[OBJECTIVE] Type out every line below exactly as it reads.

* * * * * * * * *

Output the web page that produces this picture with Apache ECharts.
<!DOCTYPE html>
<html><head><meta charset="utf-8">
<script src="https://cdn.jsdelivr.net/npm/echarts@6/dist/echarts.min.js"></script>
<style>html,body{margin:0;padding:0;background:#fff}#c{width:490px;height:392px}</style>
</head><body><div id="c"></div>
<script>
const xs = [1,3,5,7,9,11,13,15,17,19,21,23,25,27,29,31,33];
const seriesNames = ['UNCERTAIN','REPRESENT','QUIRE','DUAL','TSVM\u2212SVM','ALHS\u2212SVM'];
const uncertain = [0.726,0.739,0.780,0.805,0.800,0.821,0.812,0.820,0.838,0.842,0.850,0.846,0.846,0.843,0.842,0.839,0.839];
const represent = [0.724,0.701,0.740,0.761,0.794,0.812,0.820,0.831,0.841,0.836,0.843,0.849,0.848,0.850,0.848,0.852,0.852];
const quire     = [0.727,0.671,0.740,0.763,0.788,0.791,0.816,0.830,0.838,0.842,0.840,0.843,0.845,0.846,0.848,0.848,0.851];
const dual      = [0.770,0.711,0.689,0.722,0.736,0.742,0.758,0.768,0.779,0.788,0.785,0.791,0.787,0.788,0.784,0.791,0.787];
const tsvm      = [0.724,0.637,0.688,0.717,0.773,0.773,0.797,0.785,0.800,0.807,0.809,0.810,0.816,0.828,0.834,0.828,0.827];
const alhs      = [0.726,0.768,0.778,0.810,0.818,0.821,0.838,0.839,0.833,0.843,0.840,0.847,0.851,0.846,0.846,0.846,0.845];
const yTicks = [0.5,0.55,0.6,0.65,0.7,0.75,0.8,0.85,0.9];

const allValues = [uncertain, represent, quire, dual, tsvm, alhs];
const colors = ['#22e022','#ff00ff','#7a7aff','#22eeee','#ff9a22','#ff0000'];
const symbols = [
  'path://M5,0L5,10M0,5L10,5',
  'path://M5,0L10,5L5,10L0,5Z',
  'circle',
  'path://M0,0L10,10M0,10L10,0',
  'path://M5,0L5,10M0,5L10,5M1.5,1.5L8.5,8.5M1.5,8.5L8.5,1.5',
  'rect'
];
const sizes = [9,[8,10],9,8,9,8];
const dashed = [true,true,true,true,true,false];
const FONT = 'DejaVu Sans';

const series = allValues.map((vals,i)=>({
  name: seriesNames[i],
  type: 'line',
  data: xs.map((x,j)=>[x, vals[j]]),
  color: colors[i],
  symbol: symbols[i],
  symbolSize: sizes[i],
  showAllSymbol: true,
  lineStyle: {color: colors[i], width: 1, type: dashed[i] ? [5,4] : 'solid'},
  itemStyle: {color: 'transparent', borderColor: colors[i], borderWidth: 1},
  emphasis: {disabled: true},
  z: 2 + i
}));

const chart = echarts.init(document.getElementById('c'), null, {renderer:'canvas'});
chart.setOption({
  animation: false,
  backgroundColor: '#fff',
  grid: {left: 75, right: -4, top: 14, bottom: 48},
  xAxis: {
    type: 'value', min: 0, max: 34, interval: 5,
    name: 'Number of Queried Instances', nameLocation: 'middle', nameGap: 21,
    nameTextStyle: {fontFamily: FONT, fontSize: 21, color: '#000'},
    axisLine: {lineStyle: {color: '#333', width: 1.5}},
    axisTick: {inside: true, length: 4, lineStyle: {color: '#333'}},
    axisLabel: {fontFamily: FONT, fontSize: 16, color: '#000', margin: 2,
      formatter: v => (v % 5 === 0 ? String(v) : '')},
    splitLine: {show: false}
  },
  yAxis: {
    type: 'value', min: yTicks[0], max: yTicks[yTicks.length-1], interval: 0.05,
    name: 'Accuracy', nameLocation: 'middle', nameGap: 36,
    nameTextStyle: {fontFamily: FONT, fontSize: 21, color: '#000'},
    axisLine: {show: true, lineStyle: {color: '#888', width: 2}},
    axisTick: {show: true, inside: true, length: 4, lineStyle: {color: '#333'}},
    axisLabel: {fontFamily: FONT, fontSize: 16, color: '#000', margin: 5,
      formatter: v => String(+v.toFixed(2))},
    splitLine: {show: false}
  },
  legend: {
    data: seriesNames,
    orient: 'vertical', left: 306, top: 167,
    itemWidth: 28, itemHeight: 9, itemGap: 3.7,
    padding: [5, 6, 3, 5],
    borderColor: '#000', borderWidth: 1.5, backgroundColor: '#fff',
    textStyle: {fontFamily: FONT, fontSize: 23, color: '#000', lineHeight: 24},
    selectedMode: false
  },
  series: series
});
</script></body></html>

* * * * * * * * *

[ANSWER]
Output the web page that produces this picture with Apache ECharts.
<!DOCTYPE html>
<html><head><meta charset="utf-8">
<script src="https://cdn.jsdelivr.net/npm/echarts@6/dist/echarts.min.js"></script>
<style>html,body{margin:0;padding:0;background:#fff}#c{width:490px;height:392px}</style>
</head><body><div id="c"></div>
<script>
const xs = [1,3,5,7,9,11,13,15,17,19,21,23,25,27,29,31,33];
const seriesNames = ['UNCERTAIN','REPRESENT','QUIRE','DUAL','TSVM\u2212SVM','ALHS\u2212SVM'];
const uncertain = [0.726,0.739,0.780,0.805,0.800,0.821,0.812,0.820,0.838,0.842,0.850,0.846,0.846,0.843,0.842,0.839,0.839];
const represent = [0.724,0.701,0.740,0.761,0.794,0.812,0.820,0.831,0.841,0.836,0.843,0.849,0.848,0.850,0.848,0.852,0.852];
const quire     = [0.727,0.671,0.740,0.763,0.788,0.791,0.816,0.830,0.838,0.842,0.840,0.843,0.845,0.846,0.848,0.848,0.851];
const dual      = [0.770,0.711,0.689,0.722,0.736,0.742,0.758,0.768,0.779,0.788,0.785,0.791,0.787,0.788,0.784,0.791,0.787];
const tsvm      = [0.724,0.637,0.688,0.717,0.773,0.773,0.797,0.785,0.800,0.807,0.809,0.810,0.816,0.828,0.834,0.828,0.827];
const alhs      = [0.726,0.768,0.778,0.810,0.818,0.821,0.838,0.839,0.833,0.843,0.840,0.847,0.851,0.846,0.846,0.846,0.845];
const yTicks = [0.5,0.55,0.6,0.65,0.7,0.75,0.8,0.85,0.9];

const allValues = [uncertain, represent, quire, dual, tsvm, alhs];
const colors = ['#22e022','#ff00ff','#7a7aff','#22eeee','#ff9a22','#ff0000'];
const symbols = [
  'path://M5,0L5,10M0,5L10,5',
  'path://M5,0L10,5L5,10L0,5Z',
  'circle',
  'path://M0,0L10,10M0,10L10,0',
  'path://M5,0L5,10M0,5L10,5M1.5,1.5L8.5,8.5M1.5,8.5L8.5,1.5',
  'rect'
];
const sizes = [9,[8,10],9,8,9,8];
const dashed = [true,true,true,true,true,false];
const FONT = 'DejaVu Sans';

const series = allValues.map((vals,i)=>({
  name: seriesNames[i],
  type: 'line',
  data: xs.map((x,j)=>[x, vals[j]]),
  color: colors[i],
  symbol: symbols[i],
  symbolSize: sizes[i],
  showAllSymbol: true,
  lineStyle: {color: colors[i], width: 1, type: dashed[i] ? [5,4] : 'solid'},
  itemStyle: {color: 'transparent', borderColor: colors[i], borderWidth: 1},
  emphasis: {disabled: true},
  z: 2 + i
}));

const chart = echarts.init(document.getElementById('c'), null, {renderer:'canvas'});
chart.setOption({
  animation: false,
  backgroundColor: '#fff',
  grid: {left: 75, right: -4, top: 14, bottom: 48},
  xAxis: {
    type: 'value', min: 0, max: 34, interval: 5,
    name: 'Number of Queried Instances', nameLocation: 'middle', nameGap: 21,
    nameTextStyle: {fontFamily: FONT, fontSize: 21, color: '#000'},
    axisLine: {lineStyle: {color: '#333', width: 1.5}},
    axisTick: {inside: true, length: 4, lineStyle: {color: '#333'}},
    axisLabel: {fontFamily: FONT, fontSize: 16, color: '#000', margin: 2,
      formatter: v => (v % 5 === 0 ? String(v) : '')},
    splitLine: {show: false}
  },
  yAxis: {
    type: 'value', min: yTicks[0], max: yTicks[yTicks.length-1], interval: 0.05,
    name: 'Accuracy', nameLocation: 'middle', nameGap: 36,
    nameTextStyle: {fontFamily: FONT, fontSize: 21, color: '#000'},
    axisLine: {show: true, lineStyle: {color: '#888', width: 2}},
    axisTick: {show: true, inside: true, length: 4, lineStyle: {color: '#333'}},
    axisLabel: {fontFamily: FONT, fontSize: 16, color: '#000', margin: 5,
      formatter: v => String(+v.toFixed(2))},
    splitLine: {show: false}
  },
  legend: {
    data: seriesNames,
    orient: 'vertical', left: 306, top: 167,
    itemWidth: 28, itemHeight: 9, itemGap: 3.7,
    padding: [5, 6, 3, 5],
    borderColor: '#000', borderWidth: 1.5, backgroundColor: '#fff',
    textStyle: {fontFamily: FONT, fontSize: 23, color: '#000', lineHeight: 24},
    selectedMode: false
  },
  series: series
});
</script></body></html>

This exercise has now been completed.